§ **EXERCISE REQUIREMENTS**:
For each line below that contains the string "Convert", copy that line.

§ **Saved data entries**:
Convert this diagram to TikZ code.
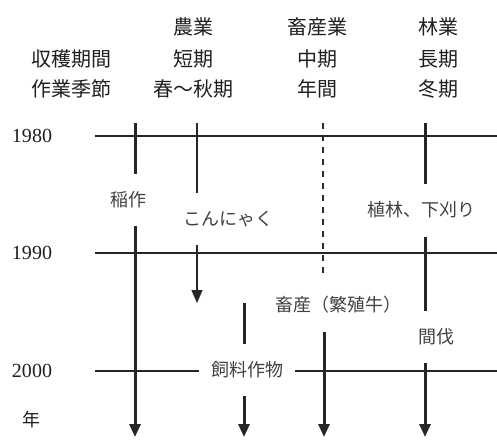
\documentclass[tikz,border=0pt]{standalone}
\usepackage{fontspec}
\usetikzlibrary{arrows.meta}
\newfontfamily\jp{Noto Sans CJK JP}
\newfontfamily\yrfont{Liberation Serif}
\tikzset{
 hd/.style={font=\jp\fontsize{20}{20}\selectfont, text=black!88, inner sep=0pt},
 yr/.style={font=\yrfont\fontsize{20}{20}\selectfont, text=black!88, inner sep=0pt},
 lbl/.style={font=\jp\fontsize{18}{18}\selectfont, text=black!75, inner xsep=12pt, inner ysep=18pt},
 thk/.style={line width=3pt, draw=black!85},
 thn/.style={line width=1.4pt, draw=black!85},
 hln/.style={line width=1.8pt, draw=black!85},
 arr/.style={-{Triangle[width=11pt,length=13pt]}}
}
\begin{document}
\begin{tikzpicture}[x=1pt,y=-1pt]
\useasboundingbox (0,0) rectangle (497,439);
% headings
\node[hd] (h0b) at (71,59) {収穫期間};
\node[hd] (h0c) at (71,89) {作業季節};
\foreach \x/\a/\b/\c [count=\i] in {193/農業/短期/春〜秋期, 317/畜産業/中期/年間, 438/林業/長期/冬期} {
 \node[hd] (h\i a) at (\x,27) {\a};
 \node[hd] (h\i b) at (\x,59) {\b};
 \node[hd] (h\i c) at (\x,89) {\c};
 }
% years
\foreach \y/\t [count=\i from 0] in {136/1980,253/1990,371/2000} {
 \node[yr] (y\i) at (32,\y) {\t};
 \coordinate (l\i) at (95,\y);
 \coordinate (r\i) at (497,\y);
 }
\node[hd, font=\jp\fontsize{18}{18}\selectfont] (nen) at (31,420) {年};
% labels
\node[lbl] (ine) at (128,200) {稲作};
\node[lbl] (kon) at (228,219) {こんにゃく};
\node[lbl] (feed) at (247,370) {飼料作物};
\node[lbl] (cow) at (338,305) {畜産（繁殖牛）};
\node[lbl] (ring) at (421,210) {植林、下刈り};
\node[lbl] (kan) at (436,337) {間伐};
% columns
\foreach \n/\x in {1/135,2/197,3/244,4/324,5/323,6/425} {
 \coordinate (t\n) at (\x,123);
 \coordinate (b\n) at (\x,437);
 }
\coordinate (k) at (197,303);
\coordinate (fd) at (244,303);
\coordinate (dz) at (323,278);
% year lines
\draw[hln] (l0) -- (r0);
\draw[hln] (l1) -- (r1);
\draw[hln] (l2) -- (feed.west |- l2) (feed.east |- l2) -- (r2);
% rice
\draw[thk] (t1) -- (t1 |- ine.north);
\draw[thk,arr] (t1 |- ine.south) -- (b1);
% konnyaku
\draw[thn] (t2) -- (t2 |- kon.north);
\draw[thn,arr] (t2 |- kon.south) -- (k);
% feed crops
\draw[thk] (fd) -- (fd |- feed.north);
\draw[thk,arr] (fd |- feed.south) -- (b3);
% cattle
\draw[hln,dash pattern=on 6pt off 6pt] (t5) -- (dz);
\draw[thk,arr] (b4 |- cow.south) -- (b4);
% forestry
\draw[thk] (t6) -- (t6 |- ring.north);
\draw[thk] (t6 |- ring.south) -- (t6 |- kan.north);
\draw[thk,arr] (t6 |- kan.south) -- (b6);
\end{tikzpicture}
\end{document}
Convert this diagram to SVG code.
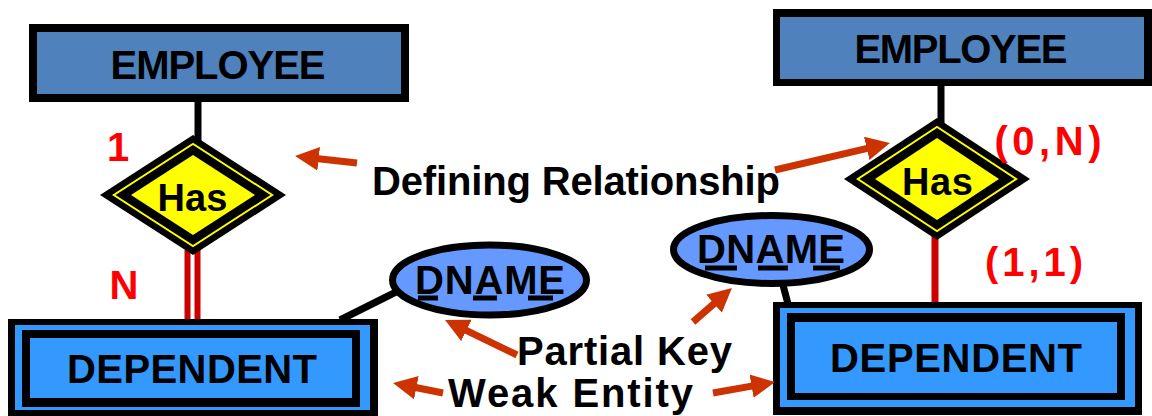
<svg xmlns="http://www.w3.org/2000/svg" width="1152" height="416" viewBox="0 0 1152 416">
<defs>
<style>
text{font-family:"Liberation Sans",Arial,sans-serif;font-weight:bold;text-anchor:middle}
.lbl{font-size:40px;fill:#000}
.has{font-size:38px;fill:#000}
.red{font-size:40px;fill:#ff0000}
.blk{fill:#000}
.emp{fill:#4f81bd}
.dep{fill:#3399ff}
.yel{fill:#ffff00}
.attr{fill:#6699ff;stroke:#000;stroke-width:7}
.conn{stroke:#000;stroke-width:7;fill:none}
.rel{stroke:#cc0000;fill:none}
.arr{stroke:#cc3300;stroke-width:7;fill:none;marker-end:url(#ah)}
.ul{stroke:#000;stroke-width:5}
</style>
<marker id="ah" viewBox="0 0 10 10" refX="3" refY="5" markerWidth="3.4" markerHeight="3.4" orient="auto" markerUnits="strokeWidth">
<path d="M0,0 L10,5 L0,10 z" fill="#cc3300"/>
</marker>
</defs>
<rect width="1152" height="416" fill="#fff"/>
<g id="connectors">
<line class="conn" x1="198" y1="100" x2="198" y2="142"/>
<line class="conn" x1="941" y1="84" x2="941" y2="124"/>
<line class="rel" stroke-width="6" x1="187.5" y1="250" x2="187.5" y2="322"/>
<line class="rel" stroke-width="6" x1="197.5" y1="250" x2="197.5" y2="322"/>
<line class="rel" stroke-width="7" x1="935" y1="236" x2="935" y2="306"/>
<line class="conn" x1="340" y1="320" x2="396" y2="292"/>
<line class="conn" x1="783" y1="285" x2="788" y2="304"/>
</g>
<g id="employee-left">
<rect class="blk" x="29" y="24" width="380" height="78"/>
<rect class="emp" x="37" y="32" width="364" height="62"/>
<text class="lbl" x="218" y="79" textLength="215">EMPLOYEE</text>
</g>
<g id="employee-right">
<rect class="blk" x="773" y="9" width="379" height="77"/>
<rect class="emp" x="780" y="17" width="364" height="62"/>
<text class="lbl" x="961" y="63" textLength="213">EMPLOYEE</text>
</g>
<g id="has-left">
<polygon class="blk" points="193,135 286,195 193,255 100,195"/>
<polygon class="yel" points="193,142.7 274,195 193,247.3 112,195"/>
<polygon class="blk" points="193,145 270.5,195 193,245 115.5,195"/>
<polygon class="yel" points="193,155 255,195 193,235 131,195"/>
<text class="has" x="192.5" y="211" textLength="70">Has</text>
</g>
<g id="has-right">
<polygon class="blk" points="937,118 1030,179 937,240 844,179"/>
<polygon class="yel" points="937,125.7 1018,179 937,232.3 856,179"/>
<polygon class="blk" points="937,128 1014.5,179 937,230 859.5,179"/>
<polygon class="yel" points="937,138 999,179 937,220 875,179"/>
<text class="has" x="937.5" y="195" textLength="71">Has</text>
</g>
<g id="dependent-left">
<rect class="blk" x="8" y="319" width="370" height="101"/>
<rect class="dep" x="15" y="325" width="355" height="85"/>
<rect class="blk" x="22" y="330" width="338" height="77"/>
<rect class="dep" x="30" y="338" width="322" height="60"/>
<text class="lbl" x="192" y="383" textLength="250">DEPENDENT</text>
</g>
<g id="dependent-right">
<rect class="blk" x="773" y="302" width="369" height="113"/>
<rect class="dep" x="780" y="308" width="355" height="99"/>
<rect class="blk" x="787" y="313" width="338" height="87"/>
<rect class="dep" x="795" y="322" width="322" height="71"/>
<text class="lbl" x="956" y="372" textLength="252">DEPENDENT</text>
</g>
<g id="dname-left">
<ellipse class="attr" cx="489.5" cy="280" rx="97" ry="35"/>
<text class="lbl" x="490" y="294" textLength="150">DNAME</text>
<line class="ul" x1="418" y1="298" x2="438" y2="298"/>
<line class="ul" x1="473" y1="298" x2="497" y2="298"/>
<line class="ul" x1="528" y1="298" x2="553" y2="298"/>
</g>
<g id="dname-right">
<ellipse class="attr" cx="771.5" cy="249.5" rx="98" ry="34"/>
<text class="lbl" x="771" y="263" textLength="148">DNAME</text>
<line class="ul" x1="705" y1="268" x2="737" y2="268"/>
<line class="ul" x1="758" y1="268" x2="788" y2="268"/>
<line class="ul" x1="813" y1="268" x2="840" y2="268"/>
</g>
<g id="cardinalities">
<text class="red" x="118" y="161">1</text>
<text class="red" x="124" y="299" textLength="32">N</text>
<text class="red" x="1048" y="155" textLength="107">(0,N)</text>
<text class="red" x="1034" y="276" textLength="98">(1,1)</text>
</g>
<g id="annotations">
<line class="arr" x1="357" y1="163" x2="311.6" y2="157.9"/>
<line class="arr" x1="775" y1="170" x2="873.7" y2="146.8"/>
<line class="arr" x1="517" y1="355" x2="460" y2="327.3"/>
<line class="arr" x1="693" y1="322" x2="719.4" y2="299"/>
<line class="arr" x1="443" y1="393" x2="409.4" y2="386.3"/>
<line class="arr" x1="713" y1="393" x2="758.6" y2="384.9"/>
<text class="lbl" x="576" y="195" textLength="408">Defining Relationship</text>
<text class="lbl" x="624.5" y="365" textLength="215">Partial Key</text>
<text class="lbl" x="570.5" y="407" textLength="245">Weak Entity</text>
</g>
</svg>
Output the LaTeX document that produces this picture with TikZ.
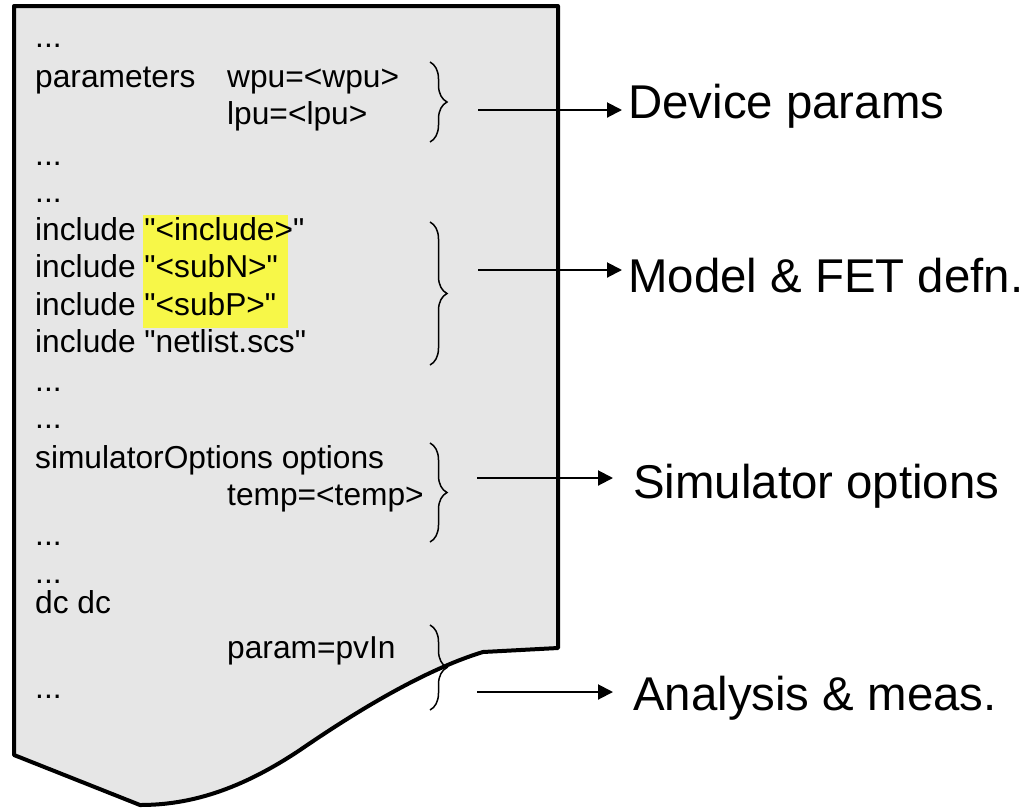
\documentclass[tikz,border=0pt]{standalone}
\usepackage{fontspec}
\setmainfont{Liberation Sans}[Ligatures=TeXOff]
\usetikzlibrary{arrows.meta,decorations.pathreplacing}
\definecolor{pagebg}{RGB}{230,230,230}
\definecolor{hl}{RGB}{247,247,72}
\newcommand{\sq}{\char"22\relax}
\begin{document}
\begin{tikzpicture}[x=1pt,y=-1pt,
  code/.style={anchor=base west,inner sep=0pt,font=\fontsize{31.7}{36}\selectfont},
  big/.style={anchor=base west,inner ysep=0pt,font=\fontsize{47.4}{56}\selectfont},
  brc/.style={decorate,decoration={brace,amplitude=17pt},line width=1.5pt},
  arr/.style={-{Triangle[length=15pt,width=15pt]},line width=2pt},
  pageedge/.style={line width=4pt,line join=round,fill=pagebg}]
\useasboundingbox (0,0) rectangle (1028,807);
% page outline
\draw[pageedge] (14,6) -- (558,6) -- (558,648) -- (483,652)
  .. controls (440,665) and (380,695) .. (300,750)
  .. controls (240,790) and (190,805) .. (140,805)
  -- (14,755) -- cycle;
% highlight
\fill[hl] (143,215) rectangle (288,328);
% code lines
\node[code] (l1) at (35,47) {...};
\node[code] (l2) at (35,87) {parameters};
\node[code] (l2b) at (227,87) {wpu=<wpu>};
\node[code] (l3) at (227,124) {lpu=<lpu>};
\node[code] (l4) at (35,165) {...};
\node[code] (l5) at (35,202) {...};
\node[code] (l6) at (35,240) {include \sq<include>\sq};
\node[code] (l7) at (35,277) {include \sq<subN>\sq};
\node[code] (l8) at (35,315) {include \sq<subP>\sq};
\node[code] (l9) at (35,352) {include \sq netlist.scs\sq};
\node[code] (l10) at (35,391) {...};
\node[code] (l11) at (35,428) {...};
\node[code] (l12) at (35,468) {simulatorOptions options};
\node[code] (l13) at (227,505) {temp=<temp>};
\node[code] (l14) at (35,545) {...};
\node[code] (l15) at (35,583) {...};
\node[code] (l16) at (35,613) {dc dc};
\node[code] (l17) at (227,658) {param=pvIn};
\node[code] (l18) at (35,698) {...};
% braces
\coordinate (b1t) at (430,62);  \coordinate (b1b) at (430,142);
\coordinate (b2t) at (430,222); \coordinate (b2b) at (430,365);
\coordinate (b3t) at (430,443); \coordinate (b3b) at (430,542);
\coordinate (b4t) at (430,625); \coordinate (b4b) at (430,710);
\draw[brc] (b1t) -- (b1b);
\draw[brc] (b2t) -- (b2b);
\draw[brc] (b3t) -- (b3b);
\draw[brc] (b4t) -- (b4b);
% labels
\node[big,inner xsep=6pt] (d1) at (622,118) {Device params};
\node[big,inner xsep=6pt] (d2) at (622,292) {Model \& FET defn.};
\node[big,inner xsep=20pt] (d3) at (613,498) {Simulator options};
\node[big,inner xsep=20pt] (d4) at (613,710) {Analysis \& meas.};
% arrows
\coordinate (s1) at (478,110);
\coordinate (s2) at (478,270);
\coordinate (s3) at (477,478);
\coordinate (s4) at (477,692);
\draw[arr] (s1) -- (s1 -| d1.west);
\draw[arr] (s2) -- (s2 -| d2.west);
\draw[arr] (s3) -- (s3 -| d3.west);
\draw[arr] (s4) -- (s4 -| d4.west);
\end{tikzpicture}
\end{document}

§ **THE OUTPUT**:
Convert this diagram to TikZ code.
Convert this diagram to SVG code.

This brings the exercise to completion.